Frans Kaisiepo Airport Closed

Biak's main runway - Frans Kaisiepo International Airport, then still a scheduled stop for Garuda's transpacific service to Honolulu and Los Angeles - closed immediately after the earthquake. Garuda wide-body jets on the LA route had been landing at Biak for refueling four times a week. The tsunami damage and the 1998 Indonesian financial crisis ended that era of the airport's life together. International flights did not resume until decades later. For a coral island that had spent the twentieth century being used as a Pacific stepping stone - by the Japanese, by the Americans, by KLM, by Garuda - 1996 was the year the ground and the sea reminded everyone whose island it actually was.

From the Air

The 1996 Biak earthquake epicenter lay offshore north of Biak, near 0.95 degrees south, 136.94 degrees east, along the New Guinea Trench.
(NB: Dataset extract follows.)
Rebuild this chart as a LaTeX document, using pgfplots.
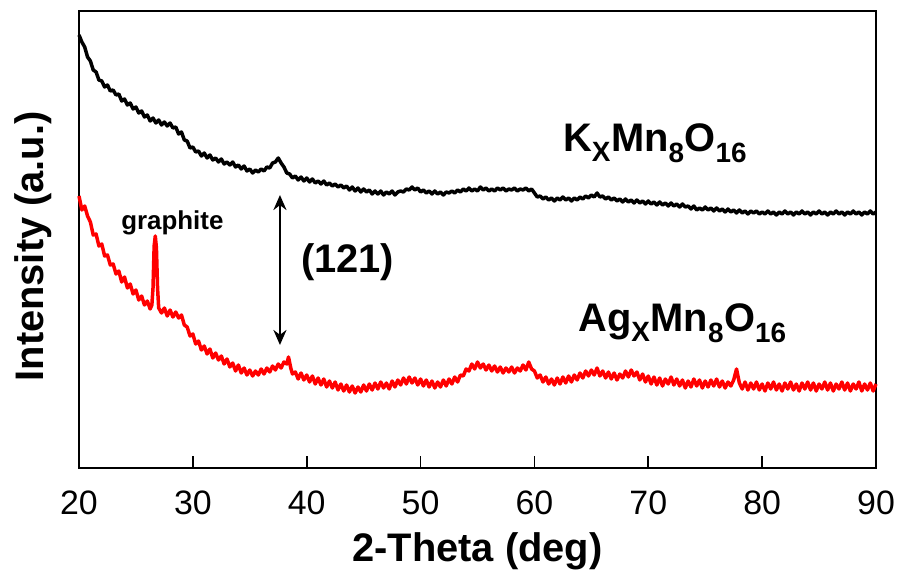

The tsunami's most affected coasts were on Biak's west side (Madori area) and north side (Korem), with additional damage on Yapen, Owi, and Pai islands. The main airport, Frans Kaisiepo (ICAO WABB), sits on Biak's south coast and closed following the event. From altitude, the shoreline damage from 1996 is no longer visible, but the geology that caused it - the New Guinea Trench subduction zone - runs parallel to the north coast of Papua. Equatorial climate; active seismicity continues in the region.